Ernst-Ludwig Petrowsky - Luten at Jazzwerkstatt Peitz

The Free Jazz Collective 0

By Martin Schray

Together with Conny Bauer and Günter “Baby“ Sommer, Ernst-Ludwig Petrowsky was probably the proverbial personification of jazz in the German Democratic Republic. Between official disdain and cultural-political recognition, he upheld this music in East Germany and developed a very unique style of his own. In this ideological rollercoaster between the government’s renunciation for jazz as a capitalist incitement of youth and cultural-political approval as a musical genre to be promoted in the ensemble of the arts of the GDR, he unflinchingly developed this robustly independent alto saxophone and clarinet style that can be placed somewhere between Charlie Parker, Eric Dolphy and Ornette Coleman. Petrowsky’s sound could purr, nestle, caress and warm you. But it could also crash, rattle, squeal and smack you right in the face. It could be angry and accusatory. And it could - as the late German writer and journalist Wiglaf Droste said - “blow your head off like a bullet from a .45 Magnum, which (had) the inestimable advantage that the head was still on and whole afterwards“. Nevertheless, one’s perception of music is different after listening to Luten Petrovsky’s music. You are sensitized to other sounds. You are literally freer to engage with them. And all this can be wonderfully verified by this new release with Alexander von Schlippenbach on piano and Christian Lillinger on drums, released shortly before Petrowsky’s death in July.

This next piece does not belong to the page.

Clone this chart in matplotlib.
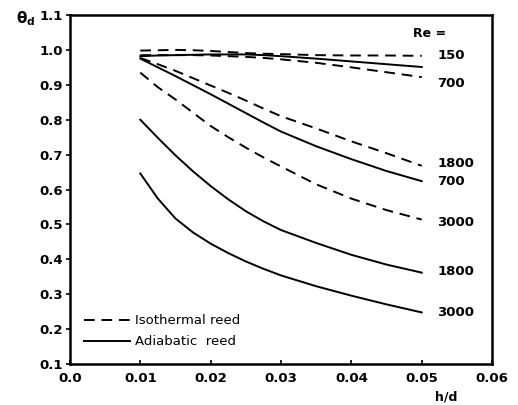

In May 2011, after a break of almost three decades, free Jazz was back in the film theater in Peitz, where the Jazzwerkstatt Peitz festivals were launched in the early 1970s. And who could build this bridge better than these three musicians: Petrowsky and Schlippenbach (aged 77 and 73, respectively, in 2011) had known each other for a long time, as Petrowsky had been part of the Globe Unity Orchestra for many years, and Christian Lillinger (then 27) was the rising star of the German free jazz scene; he and Petrowsky had previously played together in the New Old Luten Trio. So it was a clash of generations - and what a superb one it was.

Luten at Jazzwerkstatt Peitz consists of two pieces, the 32-minute “Auf ein Neues“ and “Freie Improvisation“. You get to hear the firebreather Petrowsky in the first seventeen minutes of the first piece, where he lets his alto saxophone howl, fueled by Schlippenbach’s mighty clusters and Lillinger’s scurrying drums (interrupted only by a brief, thoughtful piano/drums duet). He then switches to the clarinet and plays incredibly tender passages that Schlippenbach punctuates with very somber chords in the lower registers. However, the second part of the piece accelerates almost imperceptibly, the two old warhorses slowly increasing tempo and intensity. Lillinger uses brushes, he seems almost impatient and inspires clarinet and piano to hurry up, which is what happens. The last four minutes are pure fireworks, a hail of bullets, a flash flood. The music literally rolls over.

In summary, this is a great recording, wonderful music not only for lovers of European free jazz of the 1970s (but also for them, of course).

Luten at Jazzwerkstatt Peitz is available as a CD.